Australia is a safe destination for Indian students wishing to pursue higher education. Aspiring students and their parents need not entertain apprehensions over security in the wake of the recent attacks against some Indian students.
This was the message that was sought to be conveyed to students and parents with concerns over security Down Under at a road show of four Australian universities organised by Mentor Consultancy in Tiruchi on Wednesday. The event was intended to showcase the educational and career opportunities available in Australia.
Both the organisers and representatives of the universities conceded that there has been a fall in number of students evincing interest in pursuing higher education in Australia this year. "It is true that there is a reduction in the numbers. But we are looking to woo quality students more than the quantity," observed Alison White, Manager (Projects and Planning), The University of Adelaide, one of the four participating institutions at the show.

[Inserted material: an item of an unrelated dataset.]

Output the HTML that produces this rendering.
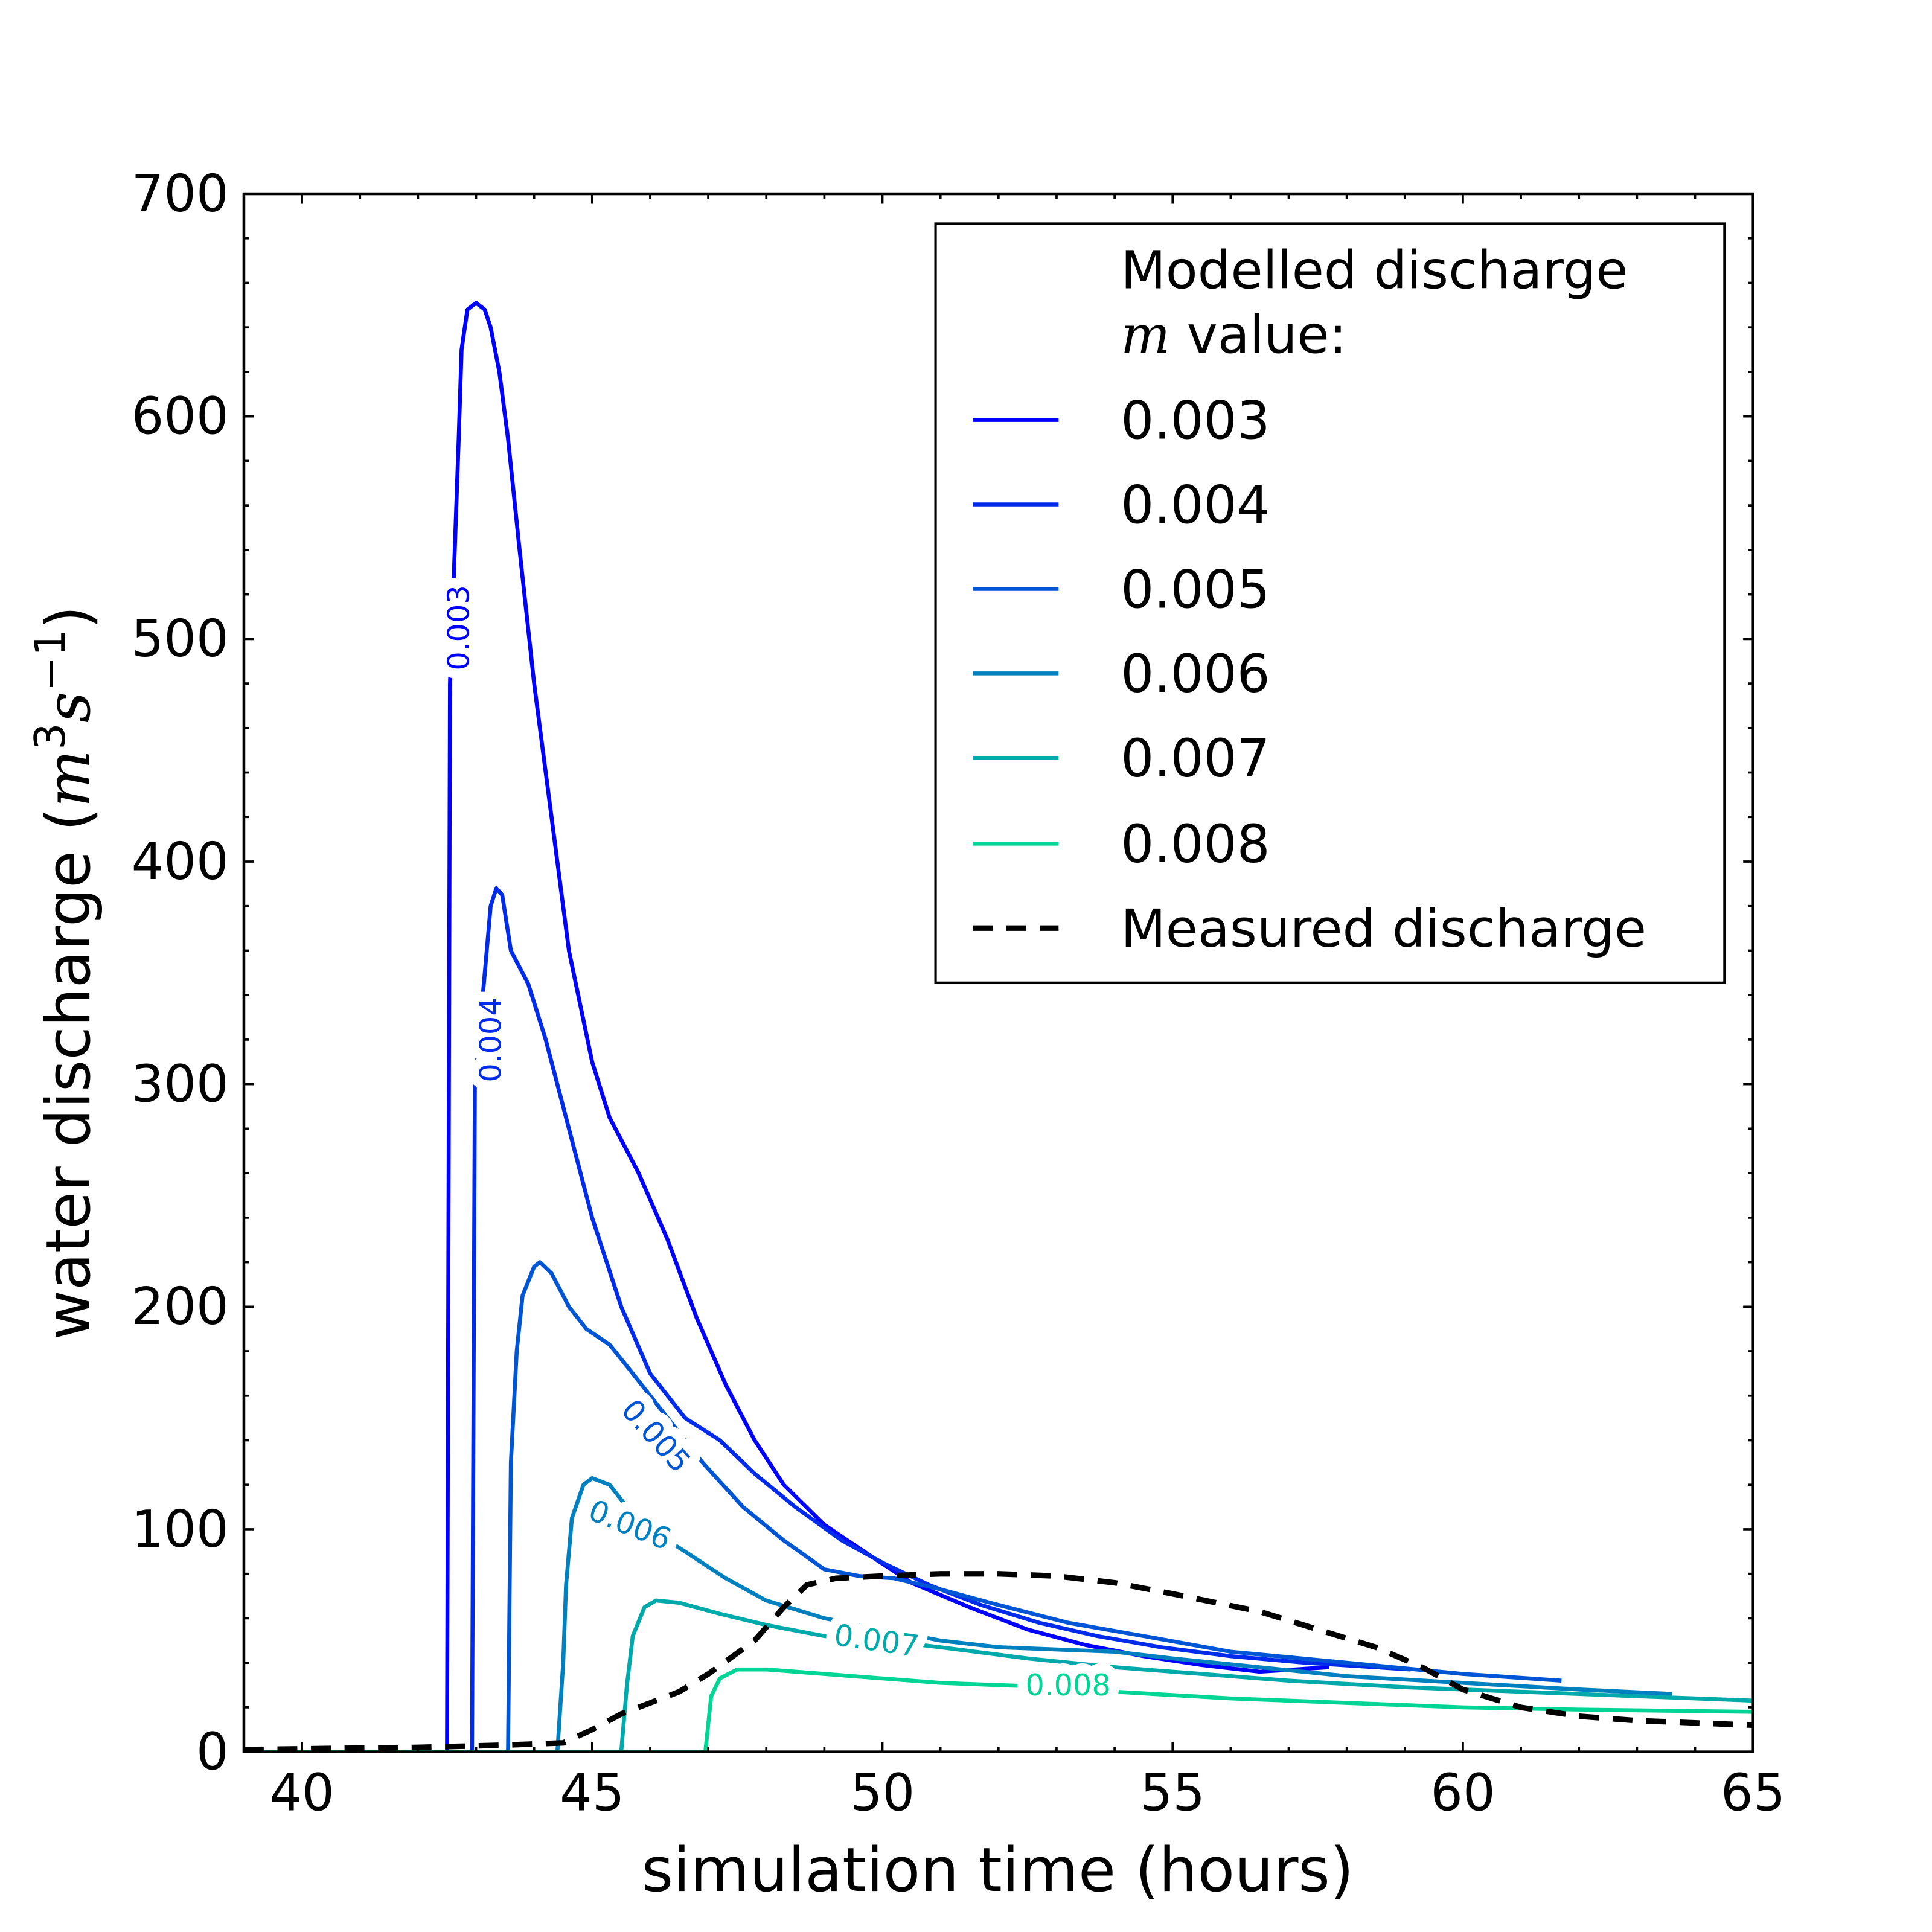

Representatives of the universities were keen to project Australia’s image as a safe destination. "Varsities take utmost care about the security of students. We organise one week orientation programme for international students and even the Australian police make a presentation to the students," said Nandi Lakshmanan, Promotions Officer, La Trobe University, another participating institution.
"Adelaide is a safe city and we take good care of the security of our students. We even arrange for airport pickups for them," added Ms.White. The Swinburne University and RMIT (Royal Melbourne Institute of Technology) University were the other two institutions which participated in the event.
Tiruchi is the third city in the State where the road show is being held by Mentor Consultancy after Chennai and Coimbatore. The fourth and final road show would be held in Madurai on Thursday. "The response has been good, though not as good as last year," said Vivek Samy, Chief Executive Officer, Mentor Consultancy (Asia Pacific). The scale of the recent attacks on Indian students was not as big as it was projected to be. It is just a question of understanding the Australian way of living and adhering to the rule of the land, he observed.
As for the demand for courses, Mr. Samy and the organisers said most enquiries were for engineering courses (including electronics and information technology, mechanical and even aero space engineering) and business management. Students are issued offer letters the same day by some of the varsities. They are also briefed about the merit scholarships available.
Mentor Consultancy has also been arranging placements for students who complete higher education in Australia, where recruiting agencies cannot collect any fee for the service from the candidates.